» **What is expected**:
Within the records that follow, restate exactly the lines from the line with "Write the Apache ECharts code for this chart." down to the line with "14.25, 14.5, 14.9];", including both. Omit the pictures.

(Rows from a dataset of charts and code)

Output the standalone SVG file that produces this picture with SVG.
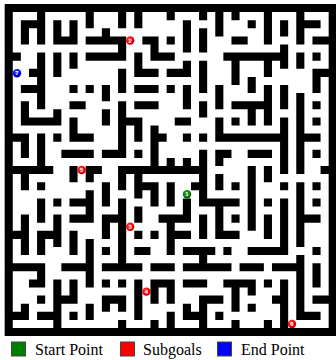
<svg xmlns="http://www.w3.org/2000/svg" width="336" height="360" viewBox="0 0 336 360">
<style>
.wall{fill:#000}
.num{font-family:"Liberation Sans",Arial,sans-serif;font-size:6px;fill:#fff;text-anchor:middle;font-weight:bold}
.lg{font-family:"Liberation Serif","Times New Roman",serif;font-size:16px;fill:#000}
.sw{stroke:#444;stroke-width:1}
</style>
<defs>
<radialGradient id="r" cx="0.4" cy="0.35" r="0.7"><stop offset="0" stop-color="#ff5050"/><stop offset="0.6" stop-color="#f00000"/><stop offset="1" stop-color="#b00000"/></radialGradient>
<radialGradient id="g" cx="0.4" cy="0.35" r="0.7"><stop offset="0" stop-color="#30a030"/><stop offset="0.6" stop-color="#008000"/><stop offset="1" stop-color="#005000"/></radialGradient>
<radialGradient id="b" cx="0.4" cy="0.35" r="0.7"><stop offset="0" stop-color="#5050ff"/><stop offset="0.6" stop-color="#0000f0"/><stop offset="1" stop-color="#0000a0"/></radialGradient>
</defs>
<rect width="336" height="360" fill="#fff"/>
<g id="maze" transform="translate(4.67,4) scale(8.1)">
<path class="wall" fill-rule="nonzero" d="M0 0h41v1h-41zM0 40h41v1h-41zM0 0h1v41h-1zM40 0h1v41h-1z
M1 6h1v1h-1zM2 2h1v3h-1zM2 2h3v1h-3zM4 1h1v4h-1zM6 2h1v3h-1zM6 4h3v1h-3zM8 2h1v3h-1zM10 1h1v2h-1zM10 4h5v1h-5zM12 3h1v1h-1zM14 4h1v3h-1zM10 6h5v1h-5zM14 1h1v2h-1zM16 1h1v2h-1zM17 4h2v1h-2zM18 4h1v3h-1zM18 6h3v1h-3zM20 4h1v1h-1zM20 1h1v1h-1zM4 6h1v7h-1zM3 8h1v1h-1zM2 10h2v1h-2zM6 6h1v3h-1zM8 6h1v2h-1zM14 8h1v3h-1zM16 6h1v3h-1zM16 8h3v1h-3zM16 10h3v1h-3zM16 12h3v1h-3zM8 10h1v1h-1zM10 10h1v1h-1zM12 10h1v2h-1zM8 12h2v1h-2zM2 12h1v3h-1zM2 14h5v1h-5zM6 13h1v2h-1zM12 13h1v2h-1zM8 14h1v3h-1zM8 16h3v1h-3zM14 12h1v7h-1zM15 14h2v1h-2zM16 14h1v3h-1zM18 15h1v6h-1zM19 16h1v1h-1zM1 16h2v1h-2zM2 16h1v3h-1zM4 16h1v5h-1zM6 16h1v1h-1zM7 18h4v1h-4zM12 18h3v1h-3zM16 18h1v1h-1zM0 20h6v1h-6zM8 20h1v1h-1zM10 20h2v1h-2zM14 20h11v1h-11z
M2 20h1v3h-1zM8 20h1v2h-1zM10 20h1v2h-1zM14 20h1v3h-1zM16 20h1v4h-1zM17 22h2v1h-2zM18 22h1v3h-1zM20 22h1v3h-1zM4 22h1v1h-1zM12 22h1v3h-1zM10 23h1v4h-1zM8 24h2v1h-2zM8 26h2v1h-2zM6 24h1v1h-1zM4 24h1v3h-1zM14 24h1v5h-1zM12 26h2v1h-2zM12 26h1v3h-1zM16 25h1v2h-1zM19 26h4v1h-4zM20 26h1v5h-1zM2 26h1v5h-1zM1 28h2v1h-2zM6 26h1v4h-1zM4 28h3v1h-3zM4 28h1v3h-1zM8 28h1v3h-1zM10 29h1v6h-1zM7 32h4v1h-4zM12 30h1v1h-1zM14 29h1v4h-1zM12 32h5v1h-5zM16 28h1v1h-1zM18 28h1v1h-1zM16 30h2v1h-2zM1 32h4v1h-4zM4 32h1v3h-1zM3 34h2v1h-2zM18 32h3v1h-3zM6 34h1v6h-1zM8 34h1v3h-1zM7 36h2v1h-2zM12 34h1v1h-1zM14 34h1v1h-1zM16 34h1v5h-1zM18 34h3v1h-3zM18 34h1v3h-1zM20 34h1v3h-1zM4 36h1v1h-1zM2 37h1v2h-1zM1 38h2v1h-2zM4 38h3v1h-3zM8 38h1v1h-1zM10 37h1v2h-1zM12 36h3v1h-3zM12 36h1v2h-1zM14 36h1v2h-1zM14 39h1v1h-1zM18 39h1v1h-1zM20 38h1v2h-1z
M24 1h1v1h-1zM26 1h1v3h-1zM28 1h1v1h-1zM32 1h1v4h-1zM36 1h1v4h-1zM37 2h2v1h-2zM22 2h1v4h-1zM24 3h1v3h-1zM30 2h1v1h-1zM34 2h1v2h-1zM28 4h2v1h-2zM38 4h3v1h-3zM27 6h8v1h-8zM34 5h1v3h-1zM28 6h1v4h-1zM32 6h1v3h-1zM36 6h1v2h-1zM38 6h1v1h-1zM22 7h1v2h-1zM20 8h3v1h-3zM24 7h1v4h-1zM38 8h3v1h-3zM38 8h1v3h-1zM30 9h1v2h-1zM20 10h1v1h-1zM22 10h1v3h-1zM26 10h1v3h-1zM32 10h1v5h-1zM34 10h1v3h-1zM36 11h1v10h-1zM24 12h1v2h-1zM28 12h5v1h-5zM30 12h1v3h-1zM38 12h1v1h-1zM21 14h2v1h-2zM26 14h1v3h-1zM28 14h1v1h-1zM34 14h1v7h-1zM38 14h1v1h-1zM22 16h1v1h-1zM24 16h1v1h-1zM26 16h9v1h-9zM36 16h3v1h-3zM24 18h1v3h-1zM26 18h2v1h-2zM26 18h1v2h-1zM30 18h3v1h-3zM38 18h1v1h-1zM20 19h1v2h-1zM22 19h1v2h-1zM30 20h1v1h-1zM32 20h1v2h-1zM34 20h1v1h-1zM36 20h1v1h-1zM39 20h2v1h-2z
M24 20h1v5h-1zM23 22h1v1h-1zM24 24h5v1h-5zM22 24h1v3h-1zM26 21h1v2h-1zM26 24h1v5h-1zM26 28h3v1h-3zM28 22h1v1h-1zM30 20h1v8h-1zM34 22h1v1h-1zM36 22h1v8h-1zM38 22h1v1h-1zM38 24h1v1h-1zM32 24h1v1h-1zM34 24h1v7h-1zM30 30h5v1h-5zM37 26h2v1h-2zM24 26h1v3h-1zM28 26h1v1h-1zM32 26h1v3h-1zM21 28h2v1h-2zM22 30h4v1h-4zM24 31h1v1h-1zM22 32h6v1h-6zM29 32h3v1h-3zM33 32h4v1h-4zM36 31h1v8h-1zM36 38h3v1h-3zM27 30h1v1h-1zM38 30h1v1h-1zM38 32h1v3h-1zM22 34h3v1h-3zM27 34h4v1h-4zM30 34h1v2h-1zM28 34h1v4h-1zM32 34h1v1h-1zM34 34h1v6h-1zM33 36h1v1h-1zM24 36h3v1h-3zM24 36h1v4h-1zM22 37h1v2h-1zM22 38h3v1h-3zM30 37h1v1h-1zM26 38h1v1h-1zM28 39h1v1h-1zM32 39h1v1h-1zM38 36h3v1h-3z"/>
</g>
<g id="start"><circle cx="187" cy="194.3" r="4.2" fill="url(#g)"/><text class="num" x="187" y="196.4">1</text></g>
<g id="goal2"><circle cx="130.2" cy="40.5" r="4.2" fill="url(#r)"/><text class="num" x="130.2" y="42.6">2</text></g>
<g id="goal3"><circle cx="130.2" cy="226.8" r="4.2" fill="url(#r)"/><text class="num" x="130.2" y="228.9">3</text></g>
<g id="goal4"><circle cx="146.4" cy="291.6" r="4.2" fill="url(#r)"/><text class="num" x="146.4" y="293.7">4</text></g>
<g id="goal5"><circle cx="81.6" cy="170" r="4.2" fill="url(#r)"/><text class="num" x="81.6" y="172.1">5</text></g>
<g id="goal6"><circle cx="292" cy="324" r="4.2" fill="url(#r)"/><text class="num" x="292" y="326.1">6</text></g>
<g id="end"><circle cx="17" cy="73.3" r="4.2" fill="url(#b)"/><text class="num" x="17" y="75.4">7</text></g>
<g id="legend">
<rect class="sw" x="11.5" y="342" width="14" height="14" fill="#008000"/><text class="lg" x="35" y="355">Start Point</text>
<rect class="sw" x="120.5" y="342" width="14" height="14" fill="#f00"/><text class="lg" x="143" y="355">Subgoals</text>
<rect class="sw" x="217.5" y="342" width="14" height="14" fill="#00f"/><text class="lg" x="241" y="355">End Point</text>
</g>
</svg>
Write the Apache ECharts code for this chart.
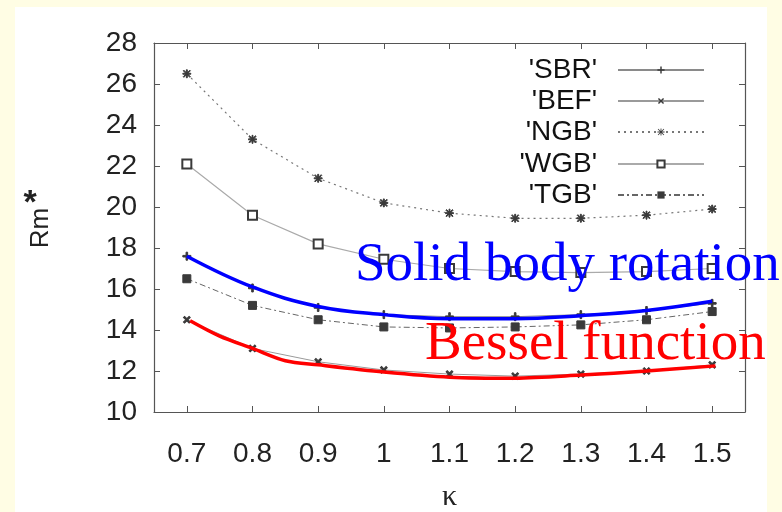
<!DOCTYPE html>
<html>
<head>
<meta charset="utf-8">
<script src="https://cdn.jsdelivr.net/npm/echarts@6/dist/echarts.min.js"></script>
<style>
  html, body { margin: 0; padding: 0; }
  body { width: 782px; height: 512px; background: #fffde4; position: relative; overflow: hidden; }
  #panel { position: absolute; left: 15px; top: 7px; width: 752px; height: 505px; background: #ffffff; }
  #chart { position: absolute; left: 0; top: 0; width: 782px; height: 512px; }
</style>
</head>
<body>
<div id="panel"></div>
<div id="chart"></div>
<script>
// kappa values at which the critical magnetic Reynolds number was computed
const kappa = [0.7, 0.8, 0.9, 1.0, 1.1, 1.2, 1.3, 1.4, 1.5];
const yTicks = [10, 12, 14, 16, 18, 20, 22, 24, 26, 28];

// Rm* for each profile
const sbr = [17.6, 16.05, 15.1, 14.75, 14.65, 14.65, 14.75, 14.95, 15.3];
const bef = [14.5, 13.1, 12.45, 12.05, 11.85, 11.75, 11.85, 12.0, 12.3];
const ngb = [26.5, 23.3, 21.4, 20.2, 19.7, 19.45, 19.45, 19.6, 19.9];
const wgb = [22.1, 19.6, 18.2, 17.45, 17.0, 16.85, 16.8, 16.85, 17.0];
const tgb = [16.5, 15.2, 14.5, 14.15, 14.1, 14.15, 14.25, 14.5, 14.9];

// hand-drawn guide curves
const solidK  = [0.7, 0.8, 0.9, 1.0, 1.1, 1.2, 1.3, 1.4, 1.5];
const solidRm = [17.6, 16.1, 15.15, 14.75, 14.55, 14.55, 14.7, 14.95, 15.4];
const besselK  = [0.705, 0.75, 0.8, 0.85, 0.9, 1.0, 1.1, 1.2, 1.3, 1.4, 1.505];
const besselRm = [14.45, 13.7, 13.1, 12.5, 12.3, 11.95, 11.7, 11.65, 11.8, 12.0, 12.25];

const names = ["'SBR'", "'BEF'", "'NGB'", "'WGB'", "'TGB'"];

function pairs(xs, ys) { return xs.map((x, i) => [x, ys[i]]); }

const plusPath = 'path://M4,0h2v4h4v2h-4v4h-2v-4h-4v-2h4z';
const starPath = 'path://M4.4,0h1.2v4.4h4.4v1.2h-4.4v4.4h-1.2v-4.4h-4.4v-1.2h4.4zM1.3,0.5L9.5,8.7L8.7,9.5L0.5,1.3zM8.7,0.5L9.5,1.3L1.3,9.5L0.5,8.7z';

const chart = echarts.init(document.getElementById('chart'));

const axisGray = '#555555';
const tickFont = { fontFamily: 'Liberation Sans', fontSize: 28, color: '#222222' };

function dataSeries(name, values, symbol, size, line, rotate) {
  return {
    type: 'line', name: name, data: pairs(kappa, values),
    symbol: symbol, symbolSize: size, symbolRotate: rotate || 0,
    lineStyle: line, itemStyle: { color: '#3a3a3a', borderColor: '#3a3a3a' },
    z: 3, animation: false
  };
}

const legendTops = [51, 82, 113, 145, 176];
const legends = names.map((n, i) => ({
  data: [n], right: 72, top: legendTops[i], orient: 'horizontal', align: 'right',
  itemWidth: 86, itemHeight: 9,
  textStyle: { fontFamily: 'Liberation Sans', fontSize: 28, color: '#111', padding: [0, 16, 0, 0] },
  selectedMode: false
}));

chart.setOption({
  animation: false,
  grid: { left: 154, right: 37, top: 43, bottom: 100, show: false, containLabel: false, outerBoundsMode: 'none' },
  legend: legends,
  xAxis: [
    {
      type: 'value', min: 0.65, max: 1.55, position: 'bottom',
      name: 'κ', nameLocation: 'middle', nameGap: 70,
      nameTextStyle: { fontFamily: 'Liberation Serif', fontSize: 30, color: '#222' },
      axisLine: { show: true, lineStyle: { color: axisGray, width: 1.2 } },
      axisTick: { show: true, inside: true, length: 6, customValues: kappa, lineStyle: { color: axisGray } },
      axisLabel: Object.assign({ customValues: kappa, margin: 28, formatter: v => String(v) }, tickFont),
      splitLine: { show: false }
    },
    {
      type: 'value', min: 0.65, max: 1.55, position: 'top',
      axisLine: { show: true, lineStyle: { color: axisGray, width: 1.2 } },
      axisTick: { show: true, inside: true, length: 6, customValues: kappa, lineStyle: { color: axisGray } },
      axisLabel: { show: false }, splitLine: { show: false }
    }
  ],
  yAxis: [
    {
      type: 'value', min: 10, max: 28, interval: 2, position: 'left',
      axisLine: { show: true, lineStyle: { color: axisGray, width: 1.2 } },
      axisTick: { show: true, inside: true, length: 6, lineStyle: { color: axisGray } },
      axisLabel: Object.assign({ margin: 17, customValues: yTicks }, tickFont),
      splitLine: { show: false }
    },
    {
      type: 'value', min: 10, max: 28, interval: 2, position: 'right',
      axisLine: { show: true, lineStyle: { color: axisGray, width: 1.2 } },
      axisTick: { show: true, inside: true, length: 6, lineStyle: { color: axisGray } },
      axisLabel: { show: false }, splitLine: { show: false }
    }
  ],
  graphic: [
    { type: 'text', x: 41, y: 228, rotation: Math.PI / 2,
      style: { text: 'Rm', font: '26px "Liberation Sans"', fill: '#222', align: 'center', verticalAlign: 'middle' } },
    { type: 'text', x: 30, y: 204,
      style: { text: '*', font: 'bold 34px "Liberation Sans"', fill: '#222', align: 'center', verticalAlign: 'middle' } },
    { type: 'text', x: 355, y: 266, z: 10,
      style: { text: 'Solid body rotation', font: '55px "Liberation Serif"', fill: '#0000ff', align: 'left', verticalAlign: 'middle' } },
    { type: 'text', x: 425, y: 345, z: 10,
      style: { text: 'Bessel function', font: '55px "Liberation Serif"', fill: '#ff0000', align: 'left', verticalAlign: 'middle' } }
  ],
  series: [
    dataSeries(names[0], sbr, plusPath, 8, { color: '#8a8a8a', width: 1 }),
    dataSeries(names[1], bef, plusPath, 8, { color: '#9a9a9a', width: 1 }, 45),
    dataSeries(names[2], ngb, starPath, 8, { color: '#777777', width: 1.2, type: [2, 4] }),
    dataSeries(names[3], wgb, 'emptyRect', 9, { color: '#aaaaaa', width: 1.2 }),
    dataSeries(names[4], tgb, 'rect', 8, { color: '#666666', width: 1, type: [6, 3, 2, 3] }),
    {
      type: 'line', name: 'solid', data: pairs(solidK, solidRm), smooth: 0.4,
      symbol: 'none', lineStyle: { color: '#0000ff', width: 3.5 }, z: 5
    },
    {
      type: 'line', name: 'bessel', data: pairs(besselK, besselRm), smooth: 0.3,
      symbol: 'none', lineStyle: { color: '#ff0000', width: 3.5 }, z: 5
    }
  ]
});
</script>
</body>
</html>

» **Reply**:
Write the Apache ECharts code for this chart.
<!DOCTYPE html>
<html>
<head>
<meta charset="utf-8">
<script src="https://cdn.jsdelivr.net/npm/echarts@6/dist/echarts.min.js"></script>
<style>
  html, body { margin: 0; padding: 0; }
  body { width: 782px; height: 512px; background: #fffde4; position: relative; overflow: hidden; }
  #panel { position: absolute; left: 15px; top: 7px; width: 752px; height: 505px; background: #ffffff; }
  #chart { position: absolute; left: 0; top: 0; width: 782px; height: 512px; }
</style>
</head>
<body>
<div id="panel"></div>
<div id="chart"></div>
<script>
// kappa values at which the critical magnetic Reynolds number was computed
const kappa = [0.7, 0.8, 0.9, 1.0, 1.1, 1.2, 1.3, 1.4, 1.5];
const yTicks = [10, 12, 14, 16, 18, 20, 22, 24, 26, 28];

// Rm* for each profile
const sbr = [17.6, 16.05, 15.1, 14.75, 14.65, 14.65, 14.75, 14.95, 15.3];
const bef = [14.5, 13.1, 12.45, 12.05, 11.85, 11.75, 11.85, 12.0, 12.3];
const ngb = [26.5, 23.3, 21.4, 20.2, 19.7, 19.45, 19.45, 19.6, 19.9];
const wgb = [22.1, 19.6, 18.2, 17.45, 17.0, 16.85, 16.8, 16.85, 17.0];
const tgb = [16.5, 15.2, 14.5, 14.15, 14.1, 14.15, 14.25, 14.5, 14.9];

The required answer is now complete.